Exercise brief:
Set down the data below from its first line to the line holding "const xTickLabels = ['0', 'π', '2π'];", inclusive; omit all pictures.
----- Information provided -----
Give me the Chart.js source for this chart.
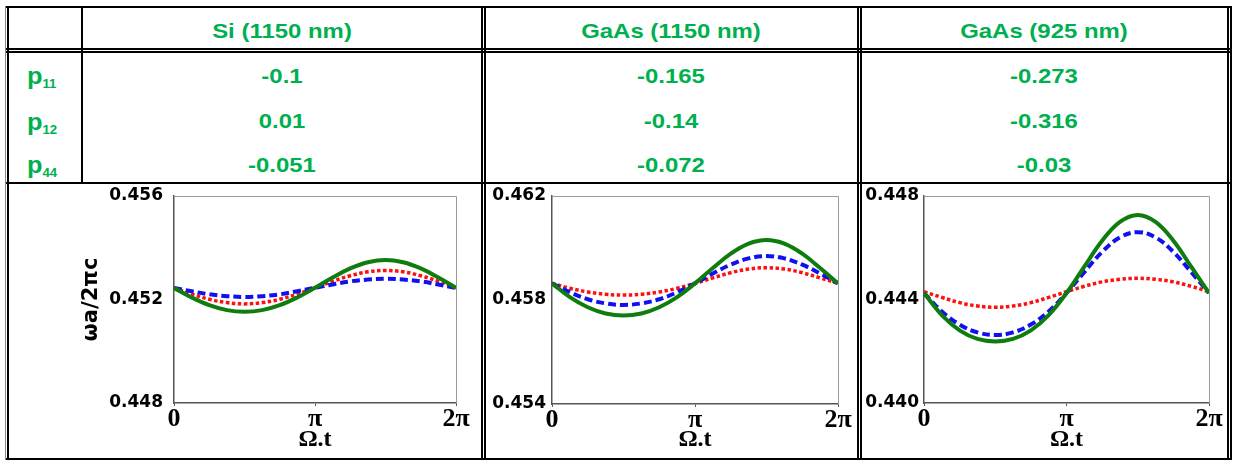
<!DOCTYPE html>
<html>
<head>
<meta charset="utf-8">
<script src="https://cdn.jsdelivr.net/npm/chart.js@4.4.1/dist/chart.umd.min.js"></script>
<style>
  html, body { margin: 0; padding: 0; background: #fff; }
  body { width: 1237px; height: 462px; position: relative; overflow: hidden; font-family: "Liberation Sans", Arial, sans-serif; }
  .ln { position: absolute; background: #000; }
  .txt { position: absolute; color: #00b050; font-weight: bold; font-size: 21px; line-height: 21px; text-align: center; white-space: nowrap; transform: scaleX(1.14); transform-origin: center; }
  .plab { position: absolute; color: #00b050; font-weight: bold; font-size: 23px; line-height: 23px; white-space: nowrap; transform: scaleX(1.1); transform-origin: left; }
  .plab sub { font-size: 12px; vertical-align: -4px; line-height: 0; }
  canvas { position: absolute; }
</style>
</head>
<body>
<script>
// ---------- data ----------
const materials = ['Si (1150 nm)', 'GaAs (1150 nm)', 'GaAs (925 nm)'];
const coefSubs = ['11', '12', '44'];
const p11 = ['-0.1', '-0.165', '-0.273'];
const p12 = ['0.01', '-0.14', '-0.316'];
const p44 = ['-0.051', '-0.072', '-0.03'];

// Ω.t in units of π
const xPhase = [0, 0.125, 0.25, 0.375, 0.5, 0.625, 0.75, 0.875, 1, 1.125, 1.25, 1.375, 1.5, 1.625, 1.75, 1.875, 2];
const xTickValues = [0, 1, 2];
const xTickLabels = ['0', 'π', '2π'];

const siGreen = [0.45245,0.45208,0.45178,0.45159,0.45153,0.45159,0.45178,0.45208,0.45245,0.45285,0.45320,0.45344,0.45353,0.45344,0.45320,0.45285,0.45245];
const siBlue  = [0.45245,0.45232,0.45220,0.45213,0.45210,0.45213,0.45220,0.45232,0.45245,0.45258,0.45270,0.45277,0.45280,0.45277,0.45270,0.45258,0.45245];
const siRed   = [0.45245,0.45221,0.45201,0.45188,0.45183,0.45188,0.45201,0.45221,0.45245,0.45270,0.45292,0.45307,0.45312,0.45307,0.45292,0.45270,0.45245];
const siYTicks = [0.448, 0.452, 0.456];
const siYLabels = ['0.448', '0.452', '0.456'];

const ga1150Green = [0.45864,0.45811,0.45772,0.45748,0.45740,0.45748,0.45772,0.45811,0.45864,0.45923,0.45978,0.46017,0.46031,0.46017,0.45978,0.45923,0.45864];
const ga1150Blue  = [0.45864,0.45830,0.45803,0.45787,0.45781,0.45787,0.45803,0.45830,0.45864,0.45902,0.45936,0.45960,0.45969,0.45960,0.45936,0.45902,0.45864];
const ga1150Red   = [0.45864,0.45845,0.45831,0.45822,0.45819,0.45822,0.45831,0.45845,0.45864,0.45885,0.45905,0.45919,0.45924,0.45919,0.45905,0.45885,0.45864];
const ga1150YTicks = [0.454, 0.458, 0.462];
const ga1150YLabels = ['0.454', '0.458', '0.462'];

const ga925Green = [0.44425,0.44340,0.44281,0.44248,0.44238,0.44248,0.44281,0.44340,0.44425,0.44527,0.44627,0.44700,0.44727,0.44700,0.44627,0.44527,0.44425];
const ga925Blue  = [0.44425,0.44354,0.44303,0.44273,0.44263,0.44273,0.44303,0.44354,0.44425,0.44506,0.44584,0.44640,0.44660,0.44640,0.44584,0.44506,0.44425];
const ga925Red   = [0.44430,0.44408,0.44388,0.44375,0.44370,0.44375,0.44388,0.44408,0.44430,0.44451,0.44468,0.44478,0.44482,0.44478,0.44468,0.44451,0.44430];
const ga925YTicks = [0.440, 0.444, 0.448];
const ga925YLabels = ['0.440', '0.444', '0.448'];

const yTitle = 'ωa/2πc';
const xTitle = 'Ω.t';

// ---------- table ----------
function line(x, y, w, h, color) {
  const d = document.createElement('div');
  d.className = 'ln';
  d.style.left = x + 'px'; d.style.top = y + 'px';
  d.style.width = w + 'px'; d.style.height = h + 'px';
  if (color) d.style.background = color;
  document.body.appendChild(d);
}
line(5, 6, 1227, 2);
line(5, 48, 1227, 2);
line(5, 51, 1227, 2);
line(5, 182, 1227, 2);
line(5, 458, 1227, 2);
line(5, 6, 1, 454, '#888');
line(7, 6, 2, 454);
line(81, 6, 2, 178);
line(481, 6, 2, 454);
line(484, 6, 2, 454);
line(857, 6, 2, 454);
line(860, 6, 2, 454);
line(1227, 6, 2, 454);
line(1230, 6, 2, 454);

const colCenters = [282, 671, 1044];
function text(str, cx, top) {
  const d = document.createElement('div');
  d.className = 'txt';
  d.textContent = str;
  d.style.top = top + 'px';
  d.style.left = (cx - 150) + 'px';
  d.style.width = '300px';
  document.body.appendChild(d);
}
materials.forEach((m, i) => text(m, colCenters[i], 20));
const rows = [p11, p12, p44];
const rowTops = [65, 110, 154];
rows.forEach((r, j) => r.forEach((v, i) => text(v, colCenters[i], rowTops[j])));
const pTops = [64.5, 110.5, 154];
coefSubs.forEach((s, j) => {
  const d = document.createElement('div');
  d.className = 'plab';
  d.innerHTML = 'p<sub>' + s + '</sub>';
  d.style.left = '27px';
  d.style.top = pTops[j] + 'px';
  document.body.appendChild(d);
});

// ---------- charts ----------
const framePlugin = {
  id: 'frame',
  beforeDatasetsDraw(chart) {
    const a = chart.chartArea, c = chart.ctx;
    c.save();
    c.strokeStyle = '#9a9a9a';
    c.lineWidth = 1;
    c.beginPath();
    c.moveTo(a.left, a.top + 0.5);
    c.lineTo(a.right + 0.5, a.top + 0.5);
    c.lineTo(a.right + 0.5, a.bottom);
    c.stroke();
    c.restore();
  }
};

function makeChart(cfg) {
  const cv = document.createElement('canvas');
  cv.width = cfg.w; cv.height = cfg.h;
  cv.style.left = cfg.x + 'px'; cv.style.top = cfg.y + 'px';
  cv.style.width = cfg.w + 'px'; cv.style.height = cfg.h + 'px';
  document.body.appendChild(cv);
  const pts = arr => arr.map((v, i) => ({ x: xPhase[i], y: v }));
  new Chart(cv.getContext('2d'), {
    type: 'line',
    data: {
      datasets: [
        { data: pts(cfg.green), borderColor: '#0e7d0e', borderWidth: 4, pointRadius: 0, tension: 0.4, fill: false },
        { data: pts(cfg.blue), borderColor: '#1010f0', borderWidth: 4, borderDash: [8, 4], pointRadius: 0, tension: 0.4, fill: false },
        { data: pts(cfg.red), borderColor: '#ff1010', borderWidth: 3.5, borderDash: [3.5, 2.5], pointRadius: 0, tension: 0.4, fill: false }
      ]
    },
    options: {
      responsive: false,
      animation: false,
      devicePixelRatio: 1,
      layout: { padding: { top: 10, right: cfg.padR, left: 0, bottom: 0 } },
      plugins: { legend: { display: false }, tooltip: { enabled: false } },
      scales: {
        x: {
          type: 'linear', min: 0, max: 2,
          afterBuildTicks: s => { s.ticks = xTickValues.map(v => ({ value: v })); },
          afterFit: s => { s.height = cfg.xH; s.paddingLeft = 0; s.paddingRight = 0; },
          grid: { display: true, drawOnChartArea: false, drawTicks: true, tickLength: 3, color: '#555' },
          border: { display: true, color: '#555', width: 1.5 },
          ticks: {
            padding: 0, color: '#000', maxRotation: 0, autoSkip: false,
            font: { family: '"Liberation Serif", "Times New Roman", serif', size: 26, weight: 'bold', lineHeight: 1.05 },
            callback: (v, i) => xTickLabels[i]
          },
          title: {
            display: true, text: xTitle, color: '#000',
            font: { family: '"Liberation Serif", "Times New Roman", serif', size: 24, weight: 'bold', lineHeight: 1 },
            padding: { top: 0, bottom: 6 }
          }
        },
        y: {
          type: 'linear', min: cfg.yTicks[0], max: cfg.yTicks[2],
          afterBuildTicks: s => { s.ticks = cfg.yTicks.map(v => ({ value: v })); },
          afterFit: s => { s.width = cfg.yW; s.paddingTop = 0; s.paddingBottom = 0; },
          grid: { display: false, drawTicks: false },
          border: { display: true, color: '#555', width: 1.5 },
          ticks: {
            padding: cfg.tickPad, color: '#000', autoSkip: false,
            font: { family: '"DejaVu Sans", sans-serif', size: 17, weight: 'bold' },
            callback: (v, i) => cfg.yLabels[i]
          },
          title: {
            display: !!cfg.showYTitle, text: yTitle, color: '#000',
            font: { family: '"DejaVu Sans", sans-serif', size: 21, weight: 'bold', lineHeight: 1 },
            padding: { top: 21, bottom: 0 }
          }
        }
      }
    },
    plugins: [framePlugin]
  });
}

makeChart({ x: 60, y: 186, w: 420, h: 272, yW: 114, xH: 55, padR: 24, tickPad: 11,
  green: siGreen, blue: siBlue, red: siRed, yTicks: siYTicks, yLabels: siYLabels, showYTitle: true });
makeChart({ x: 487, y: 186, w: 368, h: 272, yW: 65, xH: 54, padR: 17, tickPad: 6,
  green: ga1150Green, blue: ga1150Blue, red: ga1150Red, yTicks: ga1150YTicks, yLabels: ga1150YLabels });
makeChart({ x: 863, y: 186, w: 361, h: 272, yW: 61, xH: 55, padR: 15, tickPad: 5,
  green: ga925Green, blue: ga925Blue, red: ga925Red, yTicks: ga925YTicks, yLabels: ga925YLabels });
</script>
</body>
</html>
-----
Answer in full:
Give me the Chart.js source for this chart.
<!DOCTYPE html>
<html>
<head>
<meta charset="utf-8">
<script src="https://cdn.jsdelivr.net/npm/chart.js@4.4.1/dist/chart.umd.min.js"></script>
<style>
  html, body { margin: 0; padding: 0; background: #fff; }
  body { width: 1237px; height: 462px; position: relative; overflow: hidden; font-family: "Liberation Sans", Arial, sans-serif; }
  .ln { position: absolute; background: #000; }
  .txt { position: absolute; color: #00b050; font-weight: bold; font-size: 21px; line-height: 21px; text-align: center; white-space: nowrap; transform: scaleX(1.14); transform-origin: center; }
  .plab { position: absolute; color: #00b050; font-weight: bold; font-size: 23px; line-height: 23px; white-space: nowrap; transform: scaleX(1.1); transform-origin: left; }
  .plab sub { font-size: 12px; vertical-align: -4px; line-height: 0; }
  canvas { position: absolute; }
</style>
</head>
<body>
<script>
// ---------- data ----------
const materials = ['Si (1150 nm)', 'GaAs (1150 nm)', 'GaAs (925 nm)'];
const coefSubs = ['11', '12', '44'];
const p11 = ['-0.1', '-0.165', '-0.273'];
const p12 = ['0.01', '-0.14', '-0.316'];
const p44 = ['-0.051', '-0.072', '-0.03'];

// Ω.t in units of π
const xPhase = [0, 0.125, 0.25, 0.375, 0.5, 0.625, 0.75, 0.875, 1, 1.125, 1.25, 1.375, 1.5, 1.625, 1.75, 1.875, 2];
const xTickValues = [0, 1, 2];
const xTickLabels = ['0', 'π', '2π'];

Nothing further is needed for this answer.